GILROY
– The leading garbage and recycling business in southern Santa
Clara County intends to move its transfer station from San Martin
to Gilroy’s eastern gateway.
Though they don’t plan to do it for three to five years, city
planners already have a serious problem with it.
GILROY – The leading garbage and recycling business in southern Santa Clara County intends to move its transfer station from San Martin to Gilroy’s eastern gateway.

Though they don’t plan to do it for three to five years, city planners already have a serious problem with it.

Nevertheless, a company spokesman says the proposed transfer station on state Highway 152 would be virtually “invisible.”

South Valley Disposal & Recycling Inc. – a subsidiary of the San Francisco-based Norcal Waste Systems Inc. – has signed a lease with Gilroy landowner Al DeFrancesco for the former WTI trucking company site across the highway from Gilroy Foods, Norcal spokesman Don Gambelin confirmed Thursday. The land is just inside the city limit.

“I think there are some sites in Gilroy which could accommodate that kind of use,” city planning director Bill Faus said, but city officials he talked to “were very apprehensive about this site.”

“If people come in from 152 to Gilroy, it will be one of the first things they will see,” planner Melissa Durkin said.

The city’s concerns go way beyond aesthetics, according to Durkin and Faus. Adding garbage-truck traffic would further congest this notorious bottleneck, right where 152 drops from four lanes to two. There also are questions about odor and air quality.

Also, Durkin said, “It is just about adjacent to one of our regionally important shopping centers” – namely, the new Pacheco Pass Center, home of restaurants, Lowe’s, Costco, Best Buy and, soon, a Wal-Mart Supercenter.

Both planners also noted that a transfer station there might interfere with the operations of Gilroy Foods, the city’s largest private employer.

Plus, according to Faus, “it’s adjacent to a flood control channel, so we’re concerned about water quality.

“There are some limitations to this site that I don’t think can be overcome,” Faus said.

Not to fear, Norcal says.

“Those concerns that they named tend to be concerns that we hear in any community that we work with,” Gambelin said. “Our goal is that our operation as a waste management facility is invisible to the community.

“We’ve carefully looked at the site and are confident that the issues that have been raised can be resolved,” he added.

Gambelin noted, however, that he didn’t yet know how his company would overcome each specific concern.

“We’re just getting into some of our preliminary design work and site work,” he said.

City planners expect to sit down with South Valley Disposal officials next week to discuss the proposal. The company has submitted preliminary plans with the city but not a full plan.

South Valley Disposal also would move its truck yard on Alexander Street in Gilroy to the new site, Faus said.

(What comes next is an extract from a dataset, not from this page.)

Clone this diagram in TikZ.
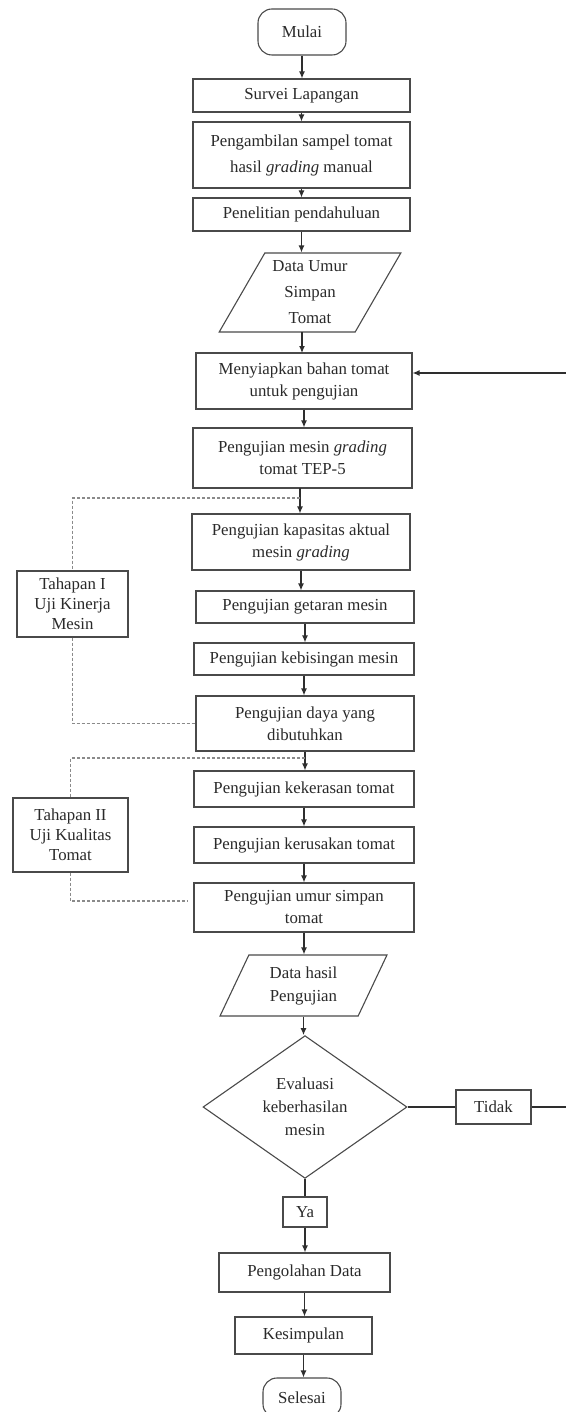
\documentclass[tikz,border=0pt]{standalone}
\usepackage{fontspec}
\setmainfont{Liberation Serif}
\usetikzlibrary{arrows.meta,shapes.geometric,calc}
\definecolor{boxc}{HTML}{4A4A4A}
\definecolor{linec}{HTML}{2E2E2E}
\definecolor{dotc}{HTML}{8A8A8A}
\definecolor{txtc}{HTML}{2A2A2A}
\begin{document}
\begin{tikzpicture}[x=1pt,y=-1pt,
  every node/.style={font=\fontsize{16.8}{22}\selectfont, text=txtc},
  box/.style={draw=boxc, line width=1.1pt, inner sep=0pt, align=center},
  term/.style={box, rounded corners=14pt},
  para/.style={box, trapezium, trapezium stretches=true},
  dec/.style={box, diamond},
  conn/.style={draw=linec, line width=1.2pt},
  arr/.style={conn, -{Latex[length=7pt,width=6pt]}},
  dotl/.style={draw=dotc, line width=1.1pt, dash pattern=on 3pt off 2pt}
]
\fill[white] (0,0) rectangle (565,1412);
\useasboundingbox (0,0) rectangle (565,1412);

% main flow
\node[term, minimum width=88, minimum height=46] (mulai) at (302,32) {Mulai};
\node[box, minimum width=217, minimum height=33] (survei) at (301.5,95.5) {Survei Lapangan};
\node[box, minimum width=217, minimum height=66, font=\fontsize{16.8}{26}\selectfont] (ambil) at (301.5,155) {Pengambilan sampel tomat\\hasil \textit{grading} manual};
\node[box, minimum width=217, minimum height=33] (penelitian) at (301.5,214.5) {Penelitian pendahuluan};
\node[para, trapezium left angle=59, trapezium right angle=121, minimum width=182, minimum height=79, font=\fontsize{16.8}{26}\selectfont] (dataumur) at (310,292.5) {Data Umur\\Simpan\\Tomat};
\node[box, minimum width=216, minimum height=56] (siap) at (304,381) {Menyiapkan bahan tomat\\untuk pengujian};
\node[box, minimum width=219, minimum height=60] (mesin) at (302.5,458) {Pengujian mesin \textit{grading}\\tomat TEP-5};
\node[box, minimum width=218, minimum height=56] (kapasitas) at (301,542) {Pengujian kapasitas aktual\\mesin \textit{grading}};
\node[box, minimum width=218, minimum height=32] (getaran) at (305,607) {Pengujian getaran mesin};
\node[box, minimum width=220, minimum height=32] (bising) at (304,659) {Pengujian kebisingan mesin};
\node[box, minimum width=218, minimum height=55] (daya) at (305,723.5) {Pengujian daya yang\\dibutuhkan};
\node[box, minimum width=220, minimum height=36] (keras) at (304,789) {Pengujian kekerasan tomat};
\node[box, minimum width=220, minimum height=36] (rusak) at (304,845) {Pengujian kerusakan tomat};
\node[box, minimum width=220, minimum height=49] (umur) at (304,907.5) {Pengujian umur simpan\\tomat};
\node[para, trapezium left angle=65, trapezium right angle=115, minimum width=167, minimum height=61, font=\fontsize{16.8}{23}\selectfont] (hasil) at (303.5,985.5) {Data hasil\\Pengujian};
\node[dec, minimum width=204, minimum height=141, font=\fontsize{16.8}{23}\selectfont] (eval) at (305,1107) {Evaluasi\\keberhasilan\\mesin};
\node[box, minimum width=75, minimum height=34] (tidak) at (493.5,1107) {Tidak};
\node[box, minimum width=44, minimum height=30] (ya) at (305,1212) {Ya};
\node[box, minimum width=171, minimum height=39] (olah) at (304.5,1272.5) {Pengolahan Data};
\node[box, minimum width=137, minimum height=37] (simpul) at (303.5,1335.5) {Kesimpulan};
\node[term, minimum width=78, minimum height=40] (selesai) at (302,1398) {Selesai};

% stage boxes
\node[box, minimum width=111, minimum height=66, font=\fontsize{16.8}{20}\selectfont] (tahap1) at (72.5,604) {Tahapan I\\Uji Kinerja\\Mesin};
\node[box, minimum width=115, minimum height=74, font=\fontsize{16.8}{20}\selectfont] (tahap2) at (70.5,835) {Tahapan II\\Uji Kualitas\\Tomat};

% main arrows
\draw[arr] (mulai.south) -- (mulai.south |- survei.north);
\draw[arr] (survei.south) -- (survei.south |- ambil.north);
\draw[arr] (ambil.south) -- (ambil.south |- penelitian.north);
\draw[arr] (penelitian.south) -- (penelitian.south |- dataumur.north);
\draw[arr] (302,332) -- (302,353) coordinate (siapin);
\draw[arr] (siap.south) -- (siap.south |- mesin.north);
\draw[arr] (300,488) -- (kapasitas.north -| 300,0);
\draw[arr] (kapasitas.south) -- (kapasitas.south |- getaran.north);
\draw[arr] (getaran.south) -- (getaran.south |- bising.north);
\draw[arr] (bising.south) -- (bising.south |- daya.north);
\draw[arr] (daya.south) -- (daya.south |- keras.north);
\draw[arr] (keras.south) -- (keras.south |- rusak.north);
\draw[arr] (rusak.south) -- (rusak.south |- umur.north);
\draw[arr] (umur.south) -- (umur.south |- hasil.north);
\draw[arr] (hasil.south) -- (hasil.south |- eval.north);
\draw[conn] (eval.south) -- (ya.north);
\draw[arr] (ya.south) -- (ya.south |- olah.north);
\draw[arr] (olah.south) -- (olah.south |- simpul.north);
\draw[arr] (simpul.south) -- (simpul.south |- selesai.north);

% feedback loop
\coordinate (rc1) at (568,1107);
\coordinate (rc2) at (568,373);
\draw[conn] (eval.east) -- (tidak.west);
\draw[conn] (tidak.east) -- (rc1) -- (rc2);
\draw[arr] (rc2) -- (siap.east |- rc2);

% stage dotted brackets
\coordinate (s1top) at (300,498);
\draw[dotl] (s1top) -| (tahap1.north);
\draw[dotl] (tahap1.south) |- (daya.west);
\coordinate (s2top) at (305,758);
\coordinate (s2end) at (188,901);
\draw[dotl] (s2top) -| (tahap2.north);
\draw[dotl] (tahap2.south) |- (s2end);
\end{tikzpicture}
\end{document}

The San Martin Transfer and Recycling station is not a landfill, although it is on the site of one that closed in the 1980s. Garbage from Gilroy, Morgan Hill and unincorporated county areas is dumped there, but it doesn’t stay.

Instead, it is shipped to Norcal’s Pacheco Pass landfill off Bloomfield Road, a few miles east of Gilroy. The company also has a contract with a company in Salinas to deliver some trash there, according to county planner Zachary Goldberg.

The idea to move this temporary dump to Gilroy is relatively new. South Valley Disposal previously wanted to expand the San Martin site and has spent considerable time and expense toward that goal.

For two years, the company worked with county staff and planning commissioners on a proposal that would have let the San Martin station handle four times the waste it deals with now – 1,105 tons compared to the current 275, Goldberg said.

A plan to this effect was filed in January 2002, and a draft environmental impact report was finished in January.

Since then, however, “they’ve kind of come through at the last minute and said, ‘OK, we don’t want to do that anymore,’ ” Goldberg said.

Now, Gilroy is the preferred spot. The company still wants to expand its waste capacity in San Martin, but not to the same extent.

“Pretty much what they want to do is double (the capacity) they have now,” Goldberg said. “They also don’t want to do any improvements on the land.”

Goldberg said he isn’t sure what the company would do with the San Martin site if it moved the transfer station.

“I’ve heard some talk of them turning their site into a park,” he said. South Valley Disposal officials mentioned to county staff that they might give or sell the land to either the county Parks and Recreation Department or to the future city of San Martin, if that community’s incorporation plans come to fruition.